According to Dr. Hogge, “One of the best things on this trip was to get with host country dentists and doctors and work with them on dental technique-like giving good and effective anesthesia. We also teamed up with the local dental therapists (similar to dental hygienists) and worked on how to do a difficult extraction or give an injection.” Dr. Hogge also thoroughly enjoyed traveling with a large, multinational team and working alongside dentists and volunteers from many countries. “To my left would be a dentist from Malaysia, to my right a dentist from Australia or Japan,” Dr. Hogge details, “and it provided a great atmosphere.” As for communication, both within the team and onshore with the locals, Dr. Hogge explains, “Local people knew when the USNS Mercy team would be in the village and would help as translators. At one point to make it easier we took printed pictures of procedures or oral cancer victims with us, showing what we wanted the patient to learn or do, or to help educate the locals on the consequences of tobacco use or chewing betel nut.”

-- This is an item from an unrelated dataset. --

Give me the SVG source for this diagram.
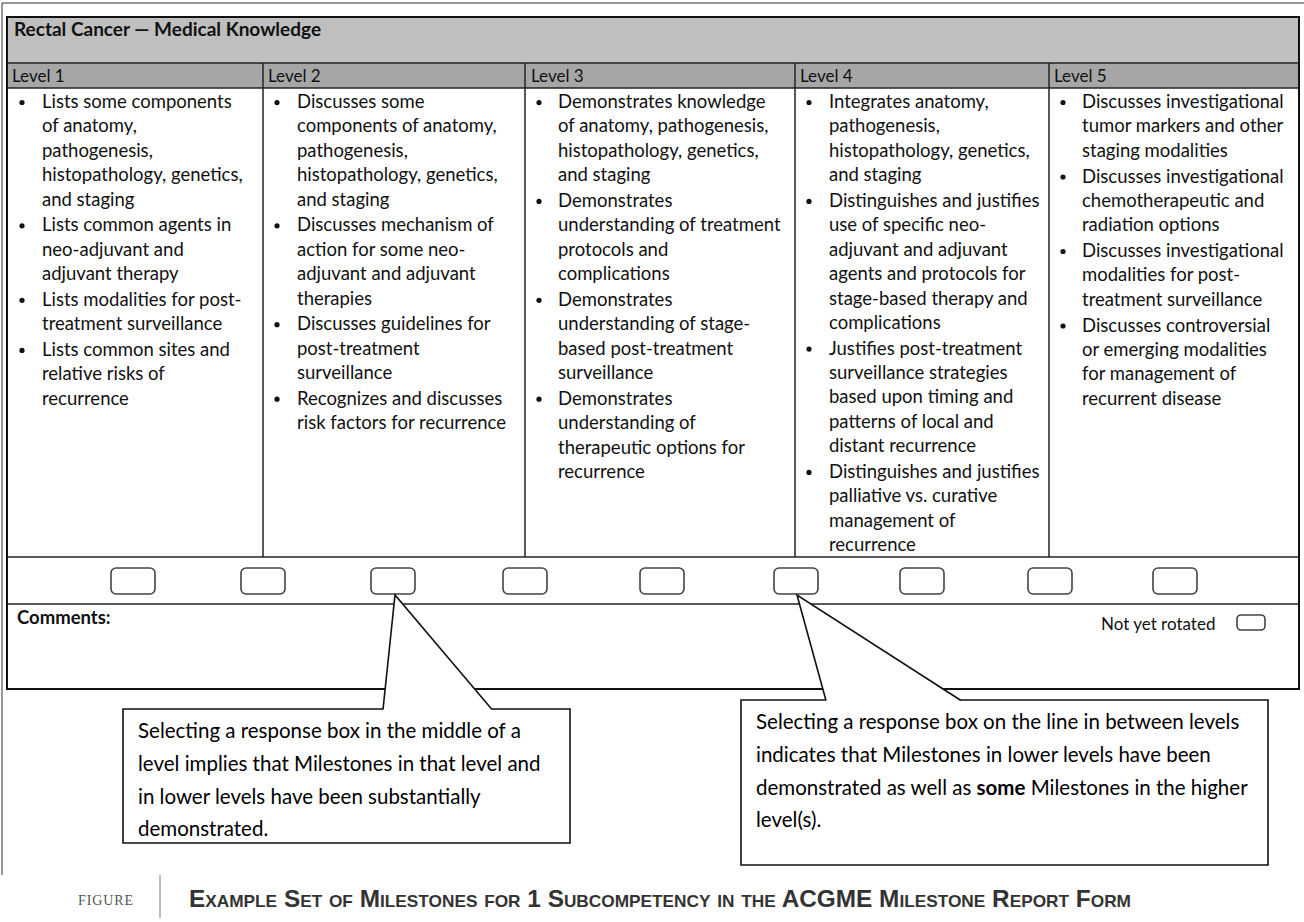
<svg xmlns="http://www.w3.org/2000/svg" width="1304" height="922" viewBox="0 0 1304 922">
<style>
.t{font-family:Lato,"Open Sans",sans-serif;font-size:18.5px;fill:#111}
.lv{font-family:Lato,"Open Sans",sans-serif;font-size:17px;fill:#111}
.b{font-family:Lato,"Open Sans",sans-serif;font-weight:bold;fill:#111}
.c{font-family:Lato,"Open Sans",sans-serif;font-size:20.5px;fill:#000}
.ln{stroke:#222;stroke-width:1.5;fill:none}
.box{fill:#fff;stroke:#444;stroke-width:1.6}
.dot{fill:#111}
.cap{font-family:"Liberation Sans",Arial,sans-serif;font-weight:bold;font-size:24px;font-variant:small-caps;fill:#333}
.fig{font-family:"Liberation Serif","Times New Roman",serif;font-size:14px;fill:#555;letter-spacing:2px}
</style>
<rect width="1304" height="922" fill="#fff"/>
<line x1="2" y1="3" x2="1304" y2="3" stroke="#333" stroke-width="1"/>
<line x1="2" y1="3" x2="2" y2="875" stroke="#333" stroke-width="1"/>

<g id="table">
  <rect x="7" y="17" width="1292" height="46" fill="#bfbfbf"/>
  <rect x="7" y="63" width="1292" height="25" fill="#a6a6a6"/>
  <rect x="7" y="88" width="1292" height="601" fill="#fff"/>
  <line class="ln" x1="7" y1="63" x2="1299" y2="63"/>
  <line class="ln" x1="7" y1="88" x2="1299" y2="88"/>
  <line class="ln" x1="7" y1="557" x2="1299" y2="557"/>
  <line class="ln" x1="7" y1="604" x2="1299" y2="604"/>
  <line class="ln" x1="263" y1="63" x2="263" y2="557"/>
  <line class="ln" x1="525" y1="63" x2="525" y2="557"/>
  <line class="ln" x1="795" y1="63" x2="795" y2="557"/>
  <line class="ln" x1="1049" y1="63" x2="1049" y2="557"/>
  <rect x="7" y="17" width="1292" height="672" fill="none" stroke="#111" stroke-width="2"/>
  <text class="b" x="14" y="36" font-size="19">Rectal Cancer — Medical Knowledge</text>
  <text class="lv" x="12" y="82">Level 1</text>
  <text class="lv" x="268" y="82">Level 2</text>
  <text class="lv" x="531" y="82">Level 3</text>
  <text class="lv" x="800" y="82">Level 4</text>
  <text class="lv" x="1054" y="82">Level 5</text>
</g>

<g id="level1">
  <circle class="dot" cx="22" cy="102.5" r="2.6"/>
  <circle class="dot" cx="22" cy="225.8" r="2.6"/>
  <circle class="dot" cx="22" cy="300.3" r="2.6"/>
  <circle class="dot" cx="22" cy="350.4" r="2.6"/>
  <text class="t">
    <tspan x="42" y="108">Lists some components</tspan>
    <tspan x="42" y="132.4">of anatomy,</tspan>
    <tspan x="42" y="156.8">pathogenesis,</tspan>
    <tspan x="42" y="181.2">histopathology, genetics,</tspan>
    <tspan x="42" y="205.6">and staging</tspan>
    <tspan x="42" y="231.3">Lists common agents in</tspan>
    <tspan x="42" y="255.7">neo-adjuvant and</tspan>
    <tspan x="42" y="280.1">adjuvant therapy</tspan>
    <tspan x="42" y="305.8">Lists modalities for post-</tspan>
    <tspan x="42" y="330.2">treatment surveillance</tspan>
    <tspan x="42" y="355.9">Lists common sites and</tspan>
    <tspan x="42" y="380.3">relative risks of</tspan>
    <tspan x="42" y="404.7">recurrence</tspan>
  </text>
</g>

<g id="level2">
  <circle class="dot" cx="277" cy="102.5" r="2.6"/>
  <circle class="dot" cx="277" cy="225.8" r="2.6"/>
  <circle class="dot" cx="277" cy="324.7" r="2.6"/>
  <circle class="dot" cx="277" cy="399.2" r="2.6"/>
  <text class="t">
    <tspan x="297" y="108">Discusses some</tspan>
    <tspan x="297" y="132.4">components of anatomy,</tspan>
    <tspan x="297" y="156.8">pathogenesis,</tspan>
    <tspan x="297" y="181.2">histopathology, genetics,</tspan>
    <tspan x="297" y="205.6">and staging</tspan>
    <tspan x="297" y="231.3">Discusses mechanism of</tspan>
    <tspan x="297" y="255.7">action for some neo-</tspan>
    <tspan x="297" y="280.1">adjuvant and adjuvant</tspan>
    <tspan x="297" y="304.5">therapies</tspan>
    <tspan x="297" y="330.2">Discusses guidelines for</tspan>
    <tspan x="297" y="354.6">post-treatment</tspan>
    <tspan x="297" y="379">surveillance</tspan>
    <tspan x="297" y="404.7">Recognizes and discusses</tspan>
    <tspan x="297" y="429.1">risk factors for recurrence</tspan>
  </text>
</g>

<g id="level3">
  <circle class="dot" cx="539" cy="102.5" r="2.6"/>
  <circle class="dot" cx="539" cy="201.4" r="2.6"/>
  <circle class="dot" cx="539" cy="300.3" r="2.6"/>
  <circle class="dot" cx="539" cy="399.2" r="2.6"/>
  <text class="t">
    <tspan x="558" y="108">Demonstrates knowledge</tspan>
    <tspan x="558" y="132.4">of anatomy, pathogenesis,</tspan>
    <tspan x="558" y="156.8">histopathology, genetics,</tspan>
    <tspan x="558" y="181.2">and staging</tspan>
    <tspan x="558" y="206.9">Demonstrates</tspan>
    <tspan x="558" y="231.3">understanding of treatment</tspan>
    <tspan x="558" y="255.7">protocols and</tspan>
    <tspan x="558" y="280.1">complications</tspan>
    <tspan x="558" y="305.8">Demonstrates</tspan>
    <tspan x="558" y="330.2">understanding of stage-</tspan>
    <tspan x="558" y="354.6">based post-treatment</tspan>
    <tspan x="558" y="379">surveillance</tspan>
    <tspan x="558" y="404.7">Demonstrates</tspan>
    <tspan x="558" y="429.1">understanding of</tspan>
    <tspan x="558" y="453.5">therapeutic options for</tspan>
    <tspan x="558" y="477.9">recurrence</tspan>
  </text>
</g>

<g id="level4">
  <circle class="dot" cx="809" cy="102.5" r="2.6"/>
  <circle class="dot" cx="809" cy="201.4" r="2.6"/>
  <circle class="dot" cx="809" cy="349.1" r="2.6"/>
  <circle class="dot" cx="809" cy="472.4" r="2.6"/>
  <text class="t">
    <tspan x="829" y="108">Integrates anatomy,</tspan>
    <tspan x="829" y="132.4">pathogenesis,</tspan>
    <tspan x="829" y="156.8">histopathology, genetics,</tspan>
    <tspan x="829" y="181.2">and staging</tspan>
    <tspan x="829" y="206.9">Distinguishes and justifies</tspan>
    <tspan x="829" y="231.3">use of specific neo-</tspan>
    <tspan x="829" y="255.7">adjuvant and adjuvant</tspan>
    <tspan x="829" y="280.1">agents and protocols for</tspan>
    <tspan x="829" y="304.5">stage-based therapy and</tspan>
    <tspan x="829" y="328.9">complications</tspan>
    <tspan x="829" y="354.6">Justifies post-treatment</tspan>
    <tspan x="829" y="379">surveillance strategies</tspan>
    <tspan x="829" y="403.4">based upon timing and</tspan>
    <tspan x="829" y="427.8">patterns of local and</tspan>
    <tspan x="829" y="452.2">distant recurrence</tspan>
    <tspan x="829" y="477.9">Distinguishes and justifies</tspan>
    <tspan x="829" y="502.3">palliative vs. curative</tspan>
    <tspan x="829" y="526.7">management of</tspan>
    <tspan x="829" y="551.1">recurrence</tspan>
  </text>
</g>

<g id="level5">
  <circle class="dot" cx="1063" cy="102.5" r="2.6"/>
  <circle class="dot" cx="1063" cy="177" r="2.6"/>
  <circle class="dot" cx="1063" cy="251.5" r="2.6"/>
  <circle class="dot" cx="1063" cy="326" r="2.6"/>
  <text class="t">
    <tspan x="1082" y="108">Discusses investigational</tspan>
    <tspan x="1082" y="132.4">tumor markers and other</tspan>
    <tspan x="1082" y="156.8">staging modalities</tspan>
    <tspan x="1082" y="182.5">Discusses investigational</tspan>
    <tspan x="1082" y="206.9">chemotherapeutic and</tspan>
    <tspan x="1082" y="231.3">radiation options</tspan>
    <tspan x="1082" y="257">Discusses investigational</tspan>
    <tspan x="1082" y="281.4">modalities for post-</tspan>
    <tspan x="1082" y="305.8">treatment surveillance</tspan>
    <tspan x="1082" y="331.5">Discusses controversial</tspan>
    <tspan x="1082" y="355.9">or emerging modalities</tspan>
    <tspan x="1082" y="380.3">for management of</tspan>
    <tspan x="1082" y="404.7">recurrent disease</tspan>
  </text>
</g>

<g id="response-boxes">
  <rect class="box" x="111" y="568" width="44" height="26" rx="5"/>
  <rect class="box" x="241" y="568" width="44" height="26" rx="5"/>
  <rect class="box" x="371" y="568" width="44" height="26" rx="5"/>
  <rect class="box" x="503" y="568" width="44" height="26" rx="5"/>
  <rect class="box" x="640" y="568" width="44" height="26" rx="5"/>
  <rect class="box" x="774" y="568" width="44" height="26" rx="5"/>
  <rect class="box" x="900" y="568" width="44" height="26" rx="5"/>
  <rect class="box" x="1028" y="568" width="44" height="26" rx="5"/>
  <rect class="box" x="1153" y="568" width="44" height="26" rx="5"/>
</g>

<g id="comments">
  <text class="b" x="17" y="624" font-size="18.5">Comments:</text>
  <text class="lv" x="1101" y="630" font-size="18.5">Not yet rotated</text>
  <rect class="box" x="1237" y="615" width="28" height="15" rx="4"/>
</g>

<g id="callout-middle">
  <path d="M383,709 L123,709 L123,843 L570,843 L570,709 L492,709" fill="#fff" stroke="#111" stroke-width="1.6"/>
  <text class="c">
    <tspan x="138" y="738">Selecting a response box in the middle of a</tspan>
    <tspan x="138" y="771">level implies that Milestones in that level and</tspan>
    <tspan x="138" y="804">in lower levels have been substantially</tspan>
    <tspan x="138" y="836">demonstrated.</tspan>
  </text>
</g>

<g id="callout-between">
  <path d="M826,700 L741,700 L741,865 L1268,865 L1268,700 L961,700" fill="#fff" stroke="#111" stroke-width="1.6"/>
  <text class="c">
    <tspan x="756" y="729">Selecting a response box on the line in between levels</tspan>
    <tspan x="756" y="762">indicates that Milestones in lower levels have been</tspan>
    <tspan x="756" y="795">demonstrated as well as <tspan font-weight="bold">some</tspan> Milestones in the higher</tspan>
    <tspan x="756" y="827">level(s).</tspan>
  </text>
</g>

<g id="connectors">
  <polygon points="395,595 383,710 492,710" fill="#fff" stroke="none"/>
  <polyline points="383,709.5 395,595 492,709.5" fill="none" stroke="#111" stroke-width="1.6"/>
  <polygon points="797,595 826,701 961,701" fill="#fff" stroke="none"/>
  <polyline points="826,700.5 797,595 961,700.5" fill="none" stroke="#111" stroke-width="1.6"/>
</g>

<g id="caption">
  <text class="fig" x="78" y="905" textLength="57" lengthAdjust="spacing">FIGURE</text>
  <line x1="160" y1="875" x2="160" y2="918" stroke="#777" stroke-width="1"/>
  <text class="cap" x="189" y="907" textLength="942" lengthAdjust="spacingAndGlyphs">Example Set of Milestones for 1 Subcompetency in the ACGME Milestone Report Form</text>
</g>
</svg>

After ten weeks afloat, the Hogges packed up and headed home—but they are already thinking about another tour. “This is a great thing to do and I’ve already been asked if I would go again. The answer to that is a definite, ‘Yes!’ I met some wonderful doctors and nurses and felt like I helped make a difference.” As for encouraging other dental professionals, he says, “Do something. It doesn’t have to be big. I wish I would have started earlier in my career and had my children involved. Give a little bit of your time and start now.